How Ukrainian strikes on Russian refineries are hitting Kremlin revenues, economist explains
Photo: Ukrainian drones hit the Tuapse oil refinery four times in two weeks (Getty Images)
Western restrictions on Russian oil have only a limited effect. By contrast, Ukraine’s strikes on Russia’s export infrastructure are causing tangible, real damage, said Oleksandr Martynenko, head of the Corporate Analysis Department at ICU, in an interview with RBC-Ukraine.
Key points:
- Sanctions effectiveness in question. Western restrictions have failed to stop Russian oil exports to Asia.
- Refinery strikes as a real alternative. Ukraine’s direct attacks on Russia’s oil infrastructure and export terminals are having a measurable impact on the war budget.

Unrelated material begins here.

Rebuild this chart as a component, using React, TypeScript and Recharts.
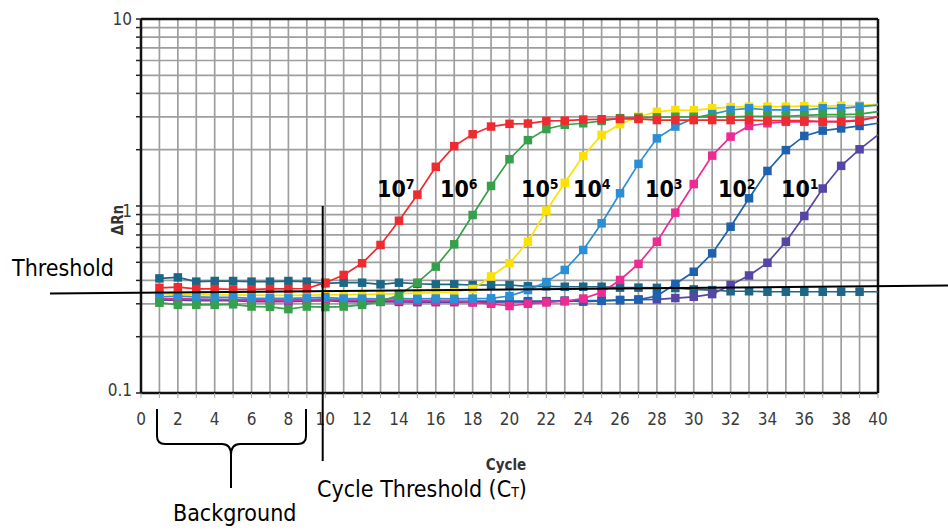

- Surge in prices and Russia’s profits. Compared to the prewar period, global oil prices have risen by about 30%, and Russia’s Urals crude is at times trading even at a premium to Brent.
- Asian pivot. Russia has successfully redirected supplies to India and other Asian countries, minimizing the effect of the European embargo.
- Market outlook. A return to the $60–70 per barrel range is not expected for now.
"If we are talking about Western sanctions, many have serious doubts about their effectiveness. Meanwhile, Ukrainian strikes on Russia’s export infrastructure are causing significant damage," Martynenko said.
According to the analyst, traditional sanctions have failed to halt Russian oil supplies to Asia, leaving their impact limited. At best, the West has forced Russia to sell oil at a discount to market prices. However, even that discount has been significantly reduced amid the Middle East conflict.
How Russia is earning more and why it matters
The current oil market situation is playing in Moscow’s favor. Compared to prewar levels, oil prices have risen by more than 30%. But even more telling is the change in the discount.
"Before the conflict, the Urals discount to Brent reached $30–35 per barrel. Now this grade is sometimes trading at a premium — sometimes up to $10–20," Martynenko explained.
Another factor has been the rising demand for Russian oil from Asian countries, especially India, which has sharply increased imports due to supply shortages from the Middle East.
For Ukraine, this means worsening terms of trade. The country imports natural gas, oil, and petroleum products, and is therefore directly affected by higher global prices.
Why refinery strikes are the real sanctions
Unlike financial restrictions, direct strikes on Russia’s oil infrastructure have a concrete and measurable effect. Martynenko described them as perhaps the only sanctions currently working effectively against Russian oil.
Attacks on refineries and export terminals directly reduce the volumes Russia can sell on external markets. As a result, budget revenues that fund the war decline.
Will oil prices return to prewar levels?
Prospects for normalization of the oil market remain uncertain. December futures are holding around $80 per barrel. Markets are optimistic about a possible resolution of the Middle East conflict, but do not expect a return to the $60–70 range seen before it began.
The reason is the so-called geopolitical premium. Investors are already pricing in the heightened risk of a renewed blockade of the Strait of Hormuz — one of the most critical transit routes for global oil trade.
At the same time, Martynenko does not rule out the opposite scenario — a sharper drop in prices. High oil prices are driving increased production worldwide, particularly in the Americas. A prolonged period of expensive oil could also significantly reduce global demand — a risk that, in his view, markets are currently underestimating.